Written task - Each entry here needs to be set down again exactly, please; pictures are left out.

===== Input rows

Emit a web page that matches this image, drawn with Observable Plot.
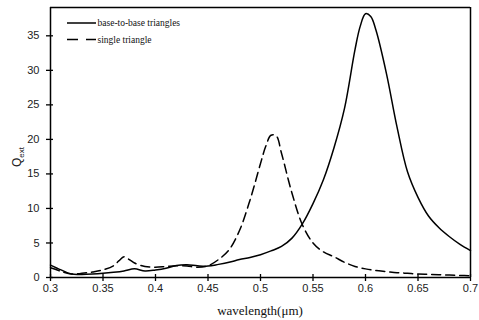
<!DOCTYPE html>
<html><head><meta charset="utf-8">
<script src="https://cdn.jsdelivr.net/npm/d3@7"></script>
<script src="https://cdn.jsdelivr.net/npm/@observablehq/plot@0.6"></script>
<style>body{margin:0;background:#fff;} svg{display:block;}</style>
</head><body><div id="chart"></div>
<script>
const seriesNames = ["base-to-base triangles", "single triangle"];
const wlSolid = [0.30,0.31,0.32,0.33,0.34,0.35,0.36,0.37,0.38,0.39,0.40,0.41,0.42,0.43,0.44,0.45,0.46,0.47,0.48,0.49,0.50,0.51,0.52,0.53,0.54,0.55,0.56,0.57,0.58,0.59,0.595,0.60,0.605,0.61,0.62,0.63,0.64,0.65,0.66,0.67,0.68,0.69,0.70];
const qSolid  = [1.8,1.1,0.5,0.45,0.5,0.6,0.75,0.95,1.25,0.95,1.1,1.35,1.75,1.85,1.7,1.65,1.9,2.2,2.6,2.9,3.3,3.85,4.5,5.7,7.8,10.7,14.2,18.8,24.5,33.0,36.4,38.2,37.8,35.8,29.5,21.8,15.3,11.6,8.9,7.2,5.9,4.8,3.9];
const wlDash  = [0.30,0.31,0.32,0.33,0.34,0.35,0.36,0.365,0.37,0.375,0.38,0.39,0.40,0.41,0.42,0.43,0.44,0.45,0.46,0.47,0.48,0.49,0.50,0.505,0.51,0.515,0.52,0.53,0.54,0.55,0.56,0.57,0.58,0.59,0.60,0.61,0.62,0.63,0.64,0.65,0.66,0.67,0.68,0.69,0.70];
const qDash   = [1.4,0.9,0.5,0.6,0.8,1.1,1.7,2.4,3.0,2.6,2.1,1.6,1.5,1.6,1.7,1.65,1.5,1.7,2.6,4.0,6.8,11.2,16.5,19.0,20.6,20.5,18.0,12.2,7.6,5.0,3.7,3.0,2.2,1.6,1.25,1.0,0.85,0.7,0.6,0.5,0.45,0.4,0.35,0.3,0.25];
const xTicks = [0.3,0.35,0.4,0.45,0.5,0.55,0.6,0.65,0.7];
const yTicks = [0,5,10,15,20,25,30,35];
const xDomain = [0.3, 0.7];
const yDomain = [0, 39.1];
const xLabel = "wavelength(μm)";

const solid = wlSolid.map((x,i)=>({x, y:qSolid[i]}));
const dash = wlDash.map((x,i)=>({x, y:qDash[i]}));

const chart = Plot.plot({
  width: 479, height: 320,
  marginLeft: 50, marginRight: 9, marginTop: 7, marginBottom: 43,
  x: {domain: xDomain},
  y: {domain: yDomain},
  style: {fontFamily: "Liberation Sans, Arial, sans-serif", fontSize: "11px", color: "#222", background: "#fff"},
  marks: [
    Plot.line(solid, {x:"x", y:"y", stroke:"black", strokeWidth:1.5, curve:"catmull-rom"}),
    Plot.line(dash, {x:"x", y:"y", stroke:"black", strokeWidth:1.5, strokeDasharray:"9,5", curve:"catmull-rom"}),
    Plot.ruleX(xDomain, {stroke:"black", strokeWidth:1.5}),
    Plot.ruleY(yDomain, {stroke:"black", strokeWidth:1.5}),
    Plot.axisX(xTicks, {tickSize:4, tickPadding:3, tickFormat: d => String(+d.toFixed(2)), label:null, stroke:"black", strokeWidth:1.3}),
    Plot.axisX(xTicks, {tickSize:-3, text:null, label:null, stroke:"black", strokeWidth:1.3}),
    Plot.axisY(yTicks, {tickSize:4, tickPadding:7, label:null, stroke:"black", strokeWidth:1.3}),
    Plot.axisY(yTicks, {tickSize:-3, text:null, label:null, stroke:"black", strokeWidth:1.3})
  ]
});
document.getElementById("chart").appendChild(chart);

const svg = d3.select(chart);
// x label
svg.append("text").attr("x", 260).attr("y", 315).attr("text-anchor","middle")
  .attr("font-family","Liberation Serif, Times New Roman, serif").attr("font-size",13).attr("fill","#111").text(xLabel);
// y label Q_ext
const yl = svg.append("text").attr("transform","translate(21,157) rotate(-90)").attr("text-anchor","middle")
  .attr("font-family","Liberation Sans, Arial, sans-serif").attr("font-size",12).attr("fill","#222");
yl.append("tspan").text("Q");
yl.append("tspan").attr("font-size",8).attr("dy",3).text("ext");
// legend
const lg = svg.append("g").attr("font-family","Liberation Serif, Times New Roman, serif").attr("font-size",9.5).attr("fill","#111").attr("text-anchor","start");
[[0,"none"],[1,"11,8"]].forEach(([i,da])=>{
  const yy = 23 + i*16.5;
  lg.append("line").attr("x1",67).attr("x2",96).attr("y1",yy).attr("y2",yy).attr("stroke","black").attr("stroke-width",1.5).attr("stroke-dasharray",da);
  lg.append("text").attr("x",97.5).attr("y",yy).attr("dy","0.32em").attr("text-anchor","start").text(seriesNames[i]);
});
</script></body></html>
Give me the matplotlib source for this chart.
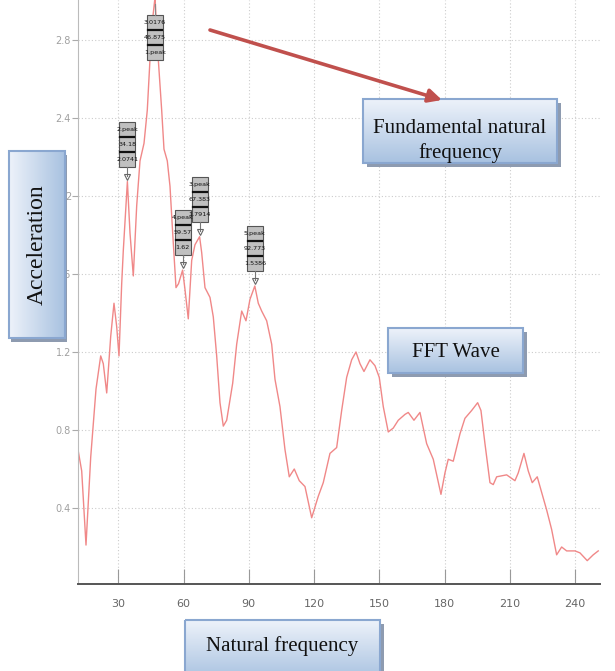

==========

Task output -
Emit a web page that matches this image, drawn with Observable Plot.
<!DOCTYPE html>
<html><head><meta charset="utf-8">
<script src="https://cdn.jsdelivr.net/npm/d3@7"></script>
<script src="https://cdn.jsdelivr.net/npm/@observablehq/plot@0.6"></script>
<style>body{margin:0;background:#fff;} svg{display:block;}</style>
</head><body><div id="chart"></div>
<script>
const seriesNames = ["base-to-base triangles", "single triangle"];
const wlSolid = [0.30,0.31,0.32,0.33,0.34,0.35,0.36,0.37,0.38,0.39,0.40,0.41,0.42,0.43,0.44,0.45,0.46,0.47,0.48,0.49,0.50,0.51,0.52,0.53,0.54,0.55,0.56,0.57,0.58,0.59,0.595,0.60,0.605,0.61,0.62,0.63,0.64,0.65,0.66,0.67,0.68,0.69,0.70];
const qSolid  = [1.8,1.1,0.5,0.45,0.5,0.6,0.75,0.95,1.25,0.95,1.1,1.35,1.75,1.85,1.7,1.65,1.9,2.2,2.6,2.9,3.3,3.85,4.5,5.7,7.8,10.7,14.2,18.8,24.5,33.0,36.4,38.2,37.8,35.8,29.5,21.8,15.3,11.6,8.9,7.2,5.9,4.8,3.9];
const wlDash  = [0.30,0.31,0.32,0.33,0.34,0.35,0.36,0.365,0.37,0.375,0.38,0.39,0.40,0.41,0.42,0.43,0.44,0.45,0.46,0.47,0.48,0.49,0.50,0.505,0.51,0.515,0.52,0.53,0.54,0.55,0.56,0.57,0.58,0.59,0.60,0.61,0.62,0.63,0.64,0.65,0.66,0.67,0.68,0.69,0.70];
const qDash   = [1.4,0.9,0.5,0.6,0.8,1.1,1.7,2.4,3.0,2.6,2.1,1.6,1.5,1.6,1.7,1.65,1.5,1.7,2.6,4.0,6.8,11.2,16.5,19.0,20.6,20.5,18.0,12.2,7.6,5.0,3.7,3.0,2.2,1.6,1.25,1.0,0.85,0.7,0.6,0.5,0.45,0.4,0.35,0.3,0.25];
const xTicks = [0.3,0.35,0.4,0.45,0.5,0.55,0.6,0.65,0.7];
const yTicks = [0,5,10,15,20,25,30,35];
const xDomain = [0.3, 0.7];
const yDomain = [0, 39.1];
const xLabel = "wavelength(μm)";

const solid = wlSolid.map((x,i)=>({x, y:qSolid[i]}));
const dash = wlDash.map((x,i)=>({x, y:qDash[i]}));

const chart = Plot.plot({
  width: 479, height: 320,
  marginLeft: 50, marginRight: 9, marginTop: 7, marginBottom: 43,
  x: {domain: xDomain},
  y: {domain: yDomain},
  style: {fontFamily: "Liberation Sans, Arial, sans-serif", fontSize: "11px", color: "#222", background: "#fff"},
  marks: [
    Plot.line(solid, {x:"x", y:"y", stroke:"black", strokeWidth:1.5, curve:"catmull-rom"}),
    Plot.line(dash, {x:"x", y:"y", stroke:"black", strokeWidth:1.5, strokeDasharray:"9,5", curve:"catmull-rom"}),
    Plot.ruleX(xDomain, {stroke:"black", strokeWidth:1.5}),
    Plot.ruleY(yDomain, {stroke:"black", strokeWidth:1.5}),
    Plot.axisX(xTicks, {tickSize:4, tickPadding:3, tickFormat: d => String(+d.toFixed(2)), label:null, stroke:"black", strokeWidth:1.3}),
    Plot.axisX(xTicks, {tickSize:-3, text:null, label:null, stroke:"black", strokeWidth:1.3}),
    Plot.axisY(yTicks, {tickSize:4, tickPadding:7, label:null, stroke:"black", strokeWidth:1.3}),
    Plot.axisY(yTicks, {tickSize:-3, text:null, label:null, stroke:"black", strokeWidth:1.3})
  ]
});
document.getElementById("chart").appendChild(chart);

const svg = d3.select(chart);
// x label
svg.append("text").attr("x", 260).attr("y", 315).attr("text-anchor","middle")
  .attr("font-family","Liberation Serif, Times New Roman, serif").attr("font-size",13).attr("fill","#111").text(xLabel);
// y label Q_ext
const yl = svg.append("text").attr("transform","translate(21,157) rotate(-90)").attr("text-anchor","middle")
  .attr("font-family","Liberation Sans, Arial, sans-serif").attr("font-size",12).attr("fill","#222");
yl.append("tspan").text("Q");
yl.append("tspan").attr("font-size",8).attr("dy",3).text("ext");
// legend
const lg = svg.append("g").attr("font-family","Liberation Serif, Times New Roman, serif").attr("font-size",9.5).attr("fill","#111").attr("text-anchor","start");
[[0,"none"],[1,"11,8"]].forEach(([i,da])=>{
  const yy = 23 + i*16.5;
  lg.append("line").attr("x1",67).attr("x2",96).attr("y1",yy).attr("y2",yy).attr("stroke","black").attr("stroke-width",1.5).attr("stroke-dasharray",da);
  lg.append("text").attr("x",97.5).attr("y",yy).attr("dy","0.32em").attr("text-anchor","start").text(seriesNames[i]);
});
</script></body></html>
Give me the matplotlib source for this chart.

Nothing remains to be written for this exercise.